◆ Prompt: Copy out exactly the lines from the line containing "Write a LaTeX" to the end of the listing.

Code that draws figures

━━━━

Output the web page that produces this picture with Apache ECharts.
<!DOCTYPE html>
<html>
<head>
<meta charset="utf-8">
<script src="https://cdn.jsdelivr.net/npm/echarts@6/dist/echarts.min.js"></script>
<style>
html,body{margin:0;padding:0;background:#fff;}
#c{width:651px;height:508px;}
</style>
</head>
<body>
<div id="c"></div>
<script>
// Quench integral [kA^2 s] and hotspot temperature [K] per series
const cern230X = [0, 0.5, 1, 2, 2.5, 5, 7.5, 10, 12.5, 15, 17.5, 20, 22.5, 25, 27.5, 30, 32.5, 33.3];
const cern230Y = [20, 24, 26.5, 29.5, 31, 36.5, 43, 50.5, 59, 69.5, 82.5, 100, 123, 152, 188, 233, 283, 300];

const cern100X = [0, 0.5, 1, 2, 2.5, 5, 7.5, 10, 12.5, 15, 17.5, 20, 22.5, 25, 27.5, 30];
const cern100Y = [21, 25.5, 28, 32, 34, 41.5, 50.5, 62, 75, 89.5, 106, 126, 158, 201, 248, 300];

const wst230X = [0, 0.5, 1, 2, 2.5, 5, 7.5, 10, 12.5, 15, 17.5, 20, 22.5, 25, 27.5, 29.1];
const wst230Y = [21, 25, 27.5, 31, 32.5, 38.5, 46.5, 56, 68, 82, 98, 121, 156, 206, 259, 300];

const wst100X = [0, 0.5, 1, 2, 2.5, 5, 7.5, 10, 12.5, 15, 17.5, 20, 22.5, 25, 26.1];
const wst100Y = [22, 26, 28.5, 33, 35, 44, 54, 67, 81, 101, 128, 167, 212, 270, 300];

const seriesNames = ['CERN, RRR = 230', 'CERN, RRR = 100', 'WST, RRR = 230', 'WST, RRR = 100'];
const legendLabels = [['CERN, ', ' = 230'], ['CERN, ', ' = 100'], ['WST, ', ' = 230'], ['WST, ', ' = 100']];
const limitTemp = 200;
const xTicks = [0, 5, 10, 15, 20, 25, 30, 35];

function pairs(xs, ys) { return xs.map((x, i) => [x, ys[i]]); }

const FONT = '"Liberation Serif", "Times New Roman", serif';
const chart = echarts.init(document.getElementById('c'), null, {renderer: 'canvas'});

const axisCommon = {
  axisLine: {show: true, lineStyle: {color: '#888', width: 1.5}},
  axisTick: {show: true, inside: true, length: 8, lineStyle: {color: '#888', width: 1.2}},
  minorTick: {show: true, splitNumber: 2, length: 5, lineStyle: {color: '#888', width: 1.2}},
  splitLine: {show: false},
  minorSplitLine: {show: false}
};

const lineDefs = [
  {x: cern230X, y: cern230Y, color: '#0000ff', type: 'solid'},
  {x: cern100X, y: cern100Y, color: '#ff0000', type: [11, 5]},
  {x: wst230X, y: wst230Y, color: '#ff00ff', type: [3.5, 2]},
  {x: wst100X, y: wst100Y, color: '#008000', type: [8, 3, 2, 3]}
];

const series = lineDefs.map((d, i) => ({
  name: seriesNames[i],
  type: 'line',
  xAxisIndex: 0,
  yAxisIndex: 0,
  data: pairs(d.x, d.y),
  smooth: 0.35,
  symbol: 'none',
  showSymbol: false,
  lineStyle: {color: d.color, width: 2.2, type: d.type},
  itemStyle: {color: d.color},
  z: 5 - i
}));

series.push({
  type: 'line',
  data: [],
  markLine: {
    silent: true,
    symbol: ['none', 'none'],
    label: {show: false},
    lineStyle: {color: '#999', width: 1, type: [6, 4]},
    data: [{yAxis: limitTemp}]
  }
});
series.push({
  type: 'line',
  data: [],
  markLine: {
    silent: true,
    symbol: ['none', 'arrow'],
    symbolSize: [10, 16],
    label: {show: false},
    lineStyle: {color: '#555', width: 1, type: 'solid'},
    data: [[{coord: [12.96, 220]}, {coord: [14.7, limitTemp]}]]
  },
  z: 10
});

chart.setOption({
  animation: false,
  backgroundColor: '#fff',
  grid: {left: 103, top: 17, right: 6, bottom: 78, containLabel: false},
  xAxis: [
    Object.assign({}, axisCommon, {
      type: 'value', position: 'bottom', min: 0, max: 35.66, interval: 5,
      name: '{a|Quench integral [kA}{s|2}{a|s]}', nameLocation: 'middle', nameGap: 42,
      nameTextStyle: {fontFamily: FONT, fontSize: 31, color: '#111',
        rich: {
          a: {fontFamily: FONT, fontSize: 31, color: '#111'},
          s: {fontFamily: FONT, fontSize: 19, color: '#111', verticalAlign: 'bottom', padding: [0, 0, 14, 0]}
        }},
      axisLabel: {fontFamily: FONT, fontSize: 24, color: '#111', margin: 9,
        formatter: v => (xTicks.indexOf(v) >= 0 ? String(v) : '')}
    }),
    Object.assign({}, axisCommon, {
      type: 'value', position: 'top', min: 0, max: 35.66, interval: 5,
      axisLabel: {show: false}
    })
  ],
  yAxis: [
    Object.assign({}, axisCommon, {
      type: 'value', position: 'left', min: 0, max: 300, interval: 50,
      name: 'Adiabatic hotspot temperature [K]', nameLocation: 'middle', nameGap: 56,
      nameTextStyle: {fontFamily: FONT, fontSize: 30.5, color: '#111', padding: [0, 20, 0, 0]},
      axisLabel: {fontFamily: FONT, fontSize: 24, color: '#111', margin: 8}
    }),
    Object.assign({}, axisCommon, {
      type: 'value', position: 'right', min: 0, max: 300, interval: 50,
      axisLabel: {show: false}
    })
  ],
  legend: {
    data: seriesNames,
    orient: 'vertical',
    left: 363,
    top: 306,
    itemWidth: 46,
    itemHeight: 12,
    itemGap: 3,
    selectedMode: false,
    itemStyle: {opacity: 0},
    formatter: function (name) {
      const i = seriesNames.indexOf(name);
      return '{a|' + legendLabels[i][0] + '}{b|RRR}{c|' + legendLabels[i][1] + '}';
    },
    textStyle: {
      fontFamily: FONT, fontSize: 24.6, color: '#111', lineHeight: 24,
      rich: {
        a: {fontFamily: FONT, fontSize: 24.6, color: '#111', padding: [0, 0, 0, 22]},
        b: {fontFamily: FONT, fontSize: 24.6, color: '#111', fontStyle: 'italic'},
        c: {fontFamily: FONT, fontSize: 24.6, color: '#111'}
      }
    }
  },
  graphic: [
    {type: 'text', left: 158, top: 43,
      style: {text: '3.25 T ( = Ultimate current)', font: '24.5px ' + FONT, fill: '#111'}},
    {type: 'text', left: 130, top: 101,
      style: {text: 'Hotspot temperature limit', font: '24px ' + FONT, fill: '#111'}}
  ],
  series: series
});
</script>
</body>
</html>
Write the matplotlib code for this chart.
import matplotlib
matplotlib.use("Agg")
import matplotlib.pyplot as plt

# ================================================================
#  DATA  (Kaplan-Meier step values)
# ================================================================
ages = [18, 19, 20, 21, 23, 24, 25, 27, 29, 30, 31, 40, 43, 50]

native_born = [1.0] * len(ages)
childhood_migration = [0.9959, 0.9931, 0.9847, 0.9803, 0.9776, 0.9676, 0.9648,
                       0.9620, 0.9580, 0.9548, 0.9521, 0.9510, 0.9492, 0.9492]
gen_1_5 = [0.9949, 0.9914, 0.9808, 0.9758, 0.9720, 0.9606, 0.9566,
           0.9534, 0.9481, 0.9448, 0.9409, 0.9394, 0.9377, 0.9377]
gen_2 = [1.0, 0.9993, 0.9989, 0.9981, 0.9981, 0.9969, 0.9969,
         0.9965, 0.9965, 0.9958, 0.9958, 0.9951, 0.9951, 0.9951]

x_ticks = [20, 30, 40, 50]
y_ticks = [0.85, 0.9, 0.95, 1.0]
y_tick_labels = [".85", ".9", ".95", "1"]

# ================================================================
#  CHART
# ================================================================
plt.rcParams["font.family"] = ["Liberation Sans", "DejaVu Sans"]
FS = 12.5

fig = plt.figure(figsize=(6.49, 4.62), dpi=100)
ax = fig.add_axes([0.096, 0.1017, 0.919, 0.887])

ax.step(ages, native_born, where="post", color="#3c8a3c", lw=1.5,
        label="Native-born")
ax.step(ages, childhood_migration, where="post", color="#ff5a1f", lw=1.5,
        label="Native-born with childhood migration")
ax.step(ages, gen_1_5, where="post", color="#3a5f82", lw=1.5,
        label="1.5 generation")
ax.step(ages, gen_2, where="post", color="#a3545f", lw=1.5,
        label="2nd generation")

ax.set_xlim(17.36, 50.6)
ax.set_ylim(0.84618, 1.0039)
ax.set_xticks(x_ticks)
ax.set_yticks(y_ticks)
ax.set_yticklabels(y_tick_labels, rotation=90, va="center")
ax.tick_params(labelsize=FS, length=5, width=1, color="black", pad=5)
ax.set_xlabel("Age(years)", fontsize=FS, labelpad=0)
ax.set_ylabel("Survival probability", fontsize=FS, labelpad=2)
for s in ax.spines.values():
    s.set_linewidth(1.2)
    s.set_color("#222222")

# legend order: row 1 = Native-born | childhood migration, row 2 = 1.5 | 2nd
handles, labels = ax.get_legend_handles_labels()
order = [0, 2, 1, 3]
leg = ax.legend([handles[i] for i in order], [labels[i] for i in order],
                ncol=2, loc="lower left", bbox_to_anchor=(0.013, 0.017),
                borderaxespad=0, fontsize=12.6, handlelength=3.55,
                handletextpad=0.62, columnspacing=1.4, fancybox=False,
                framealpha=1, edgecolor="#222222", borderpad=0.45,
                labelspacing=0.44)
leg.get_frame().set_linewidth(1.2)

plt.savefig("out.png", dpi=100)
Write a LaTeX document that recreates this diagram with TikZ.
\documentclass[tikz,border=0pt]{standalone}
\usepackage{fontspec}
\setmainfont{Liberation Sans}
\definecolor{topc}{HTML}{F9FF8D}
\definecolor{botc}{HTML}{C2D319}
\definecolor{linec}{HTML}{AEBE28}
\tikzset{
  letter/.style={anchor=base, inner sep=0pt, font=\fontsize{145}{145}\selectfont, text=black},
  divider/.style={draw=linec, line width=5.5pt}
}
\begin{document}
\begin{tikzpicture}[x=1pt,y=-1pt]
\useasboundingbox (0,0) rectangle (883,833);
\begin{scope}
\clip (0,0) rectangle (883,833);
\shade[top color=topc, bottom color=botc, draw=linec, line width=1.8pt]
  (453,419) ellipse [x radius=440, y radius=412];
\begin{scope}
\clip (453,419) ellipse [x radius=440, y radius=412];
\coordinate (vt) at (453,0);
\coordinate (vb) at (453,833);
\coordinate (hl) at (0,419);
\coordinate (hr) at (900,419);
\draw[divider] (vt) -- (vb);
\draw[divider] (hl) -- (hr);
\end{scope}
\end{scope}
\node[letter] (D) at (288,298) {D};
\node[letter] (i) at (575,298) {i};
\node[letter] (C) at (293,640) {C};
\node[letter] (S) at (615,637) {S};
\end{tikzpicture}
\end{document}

━━━━

◆ Exercise solution:
Write a LaTeX document that recreates this diagram with TikZ.
\documentclass[tikz,border=0pt]{standalone}
\usepackage{fontspec}
\setmainfont{Liberation Sans}
\definecolor{topc}{HTML}{F9FF8D}
\definecolor{botc}{HTML}{C2D319}
\definecolor{linec}{HTML}{AEBE28}
\tikzset{
  letter/.style={anchor=base, inner sep=0pt, font=\fontsize{145}{145}\selectfont, text=black},
  divider/.style={draw=linec, line width=5.5pt}
}
\begin{document}
\begin{tikzpicture}[x=1pt,y=-1pt]
\useasboundingbox (0,0) rectangle (883,833);
\begin{scope}
\clip (0,0) rectangle (883,833);
\shade[top color=topc, bottom color=botc, draw=linec, line width=1.8pt]
  (453,419) ellipse [x radius=440, y radius=412];
\begin{scope}
\clip (453,419) ellipse [x radius=440, y radius=412];
\coordinate (vt) at (453,0);
\coordinate (vb) at (453,833);
\coordinate (hl) at (0,419);
\coordinate (hr) at (900,419);
\draw[divider] (vt) -- (vb);
\draw[divider] (hl) -- (hr);
\end{scope}
\end{scope}
\node[letter] (D) at (288,298) {D};
\node[letter] (i) at (575,298) {i};
\node[letter] (C) at (293,640) {C};
\node[letter] (S) at (615,637) {S};
\end{tikzpicture}
\end{document}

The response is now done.